Exercise aim ::
Nothing beyond the line containing "0.548, 0.69, 0.89]" is to be printed; print exactly each line from the start of the records below through that line, leaving out pictures.

Entries supplied ::
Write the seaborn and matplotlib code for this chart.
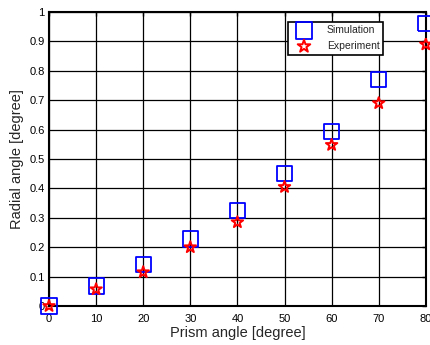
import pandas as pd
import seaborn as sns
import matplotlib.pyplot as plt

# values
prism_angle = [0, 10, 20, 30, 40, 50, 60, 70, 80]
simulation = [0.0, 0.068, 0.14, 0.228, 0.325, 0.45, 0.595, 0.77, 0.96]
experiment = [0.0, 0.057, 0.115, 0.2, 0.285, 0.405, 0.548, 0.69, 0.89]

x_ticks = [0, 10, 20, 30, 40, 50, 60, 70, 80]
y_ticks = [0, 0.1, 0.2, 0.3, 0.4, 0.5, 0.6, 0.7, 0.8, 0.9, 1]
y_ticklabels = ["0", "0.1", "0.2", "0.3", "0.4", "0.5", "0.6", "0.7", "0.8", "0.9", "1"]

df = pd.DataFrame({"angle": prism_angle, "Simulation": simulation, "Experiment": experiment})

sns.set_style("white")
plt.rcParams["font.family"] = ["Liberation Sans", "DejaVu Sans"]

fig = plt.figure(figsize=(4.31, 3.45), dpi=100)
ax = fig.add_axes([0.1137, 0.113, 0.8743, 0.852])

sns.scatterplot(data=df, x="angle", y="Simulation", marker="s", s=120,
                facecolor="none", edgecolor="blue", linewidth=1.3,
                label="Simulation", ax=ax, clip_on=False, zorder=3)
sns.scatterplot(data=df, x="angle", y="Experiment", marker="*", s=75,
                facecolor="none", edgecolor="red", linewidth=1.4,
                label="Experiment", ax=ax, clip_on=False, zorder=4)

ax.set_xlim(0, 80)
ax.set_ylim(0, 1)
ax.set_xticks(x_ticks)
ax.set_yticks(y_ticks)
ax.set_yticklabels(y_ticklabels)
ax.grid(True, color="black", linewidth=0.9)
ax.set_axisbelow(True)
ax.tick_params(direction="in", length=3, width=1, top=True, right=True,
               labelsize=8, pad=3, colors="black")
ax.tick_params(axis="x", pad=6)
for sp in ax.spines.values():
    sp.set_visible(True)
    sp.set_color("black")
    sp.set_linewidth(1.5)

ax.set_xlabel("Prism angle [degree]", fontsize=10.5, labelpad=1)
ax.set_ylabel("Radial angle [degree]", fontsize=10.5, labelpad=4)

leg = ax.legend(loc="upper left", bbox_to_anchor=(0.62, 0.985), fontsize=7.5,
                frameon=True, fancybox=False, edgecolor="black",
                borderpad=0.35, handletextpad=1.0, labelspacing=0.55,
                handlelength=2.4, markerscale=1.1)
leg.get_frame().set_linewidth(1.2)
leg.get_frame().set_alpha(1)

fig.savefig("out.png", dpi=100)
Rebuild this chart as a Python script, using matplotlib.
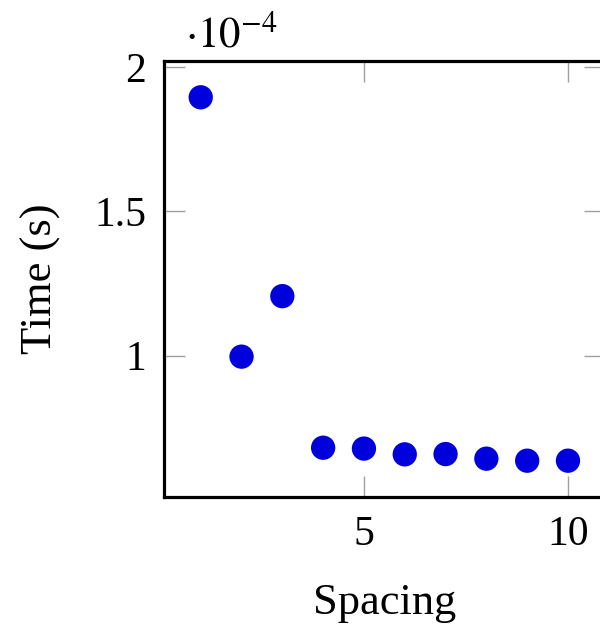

Output of the task ::
Write the seaborn and matplotlib code for this chart.
import pandas as pd
import seaborn as sns
import matplotlib.pyplot as plt

# values
prism_angle = [0, 10, 20, 30, 40, 50, 60, 70, 80]
simulation = [0.0, 0.068, 0.14, 0.228, 0.325, 0.45, 0.595, 0.77, 0.96]
experiment = [0.0, 0.057, 0.115, 0.2, 0.285, 0.405, 0.548, 0.69, 0.89]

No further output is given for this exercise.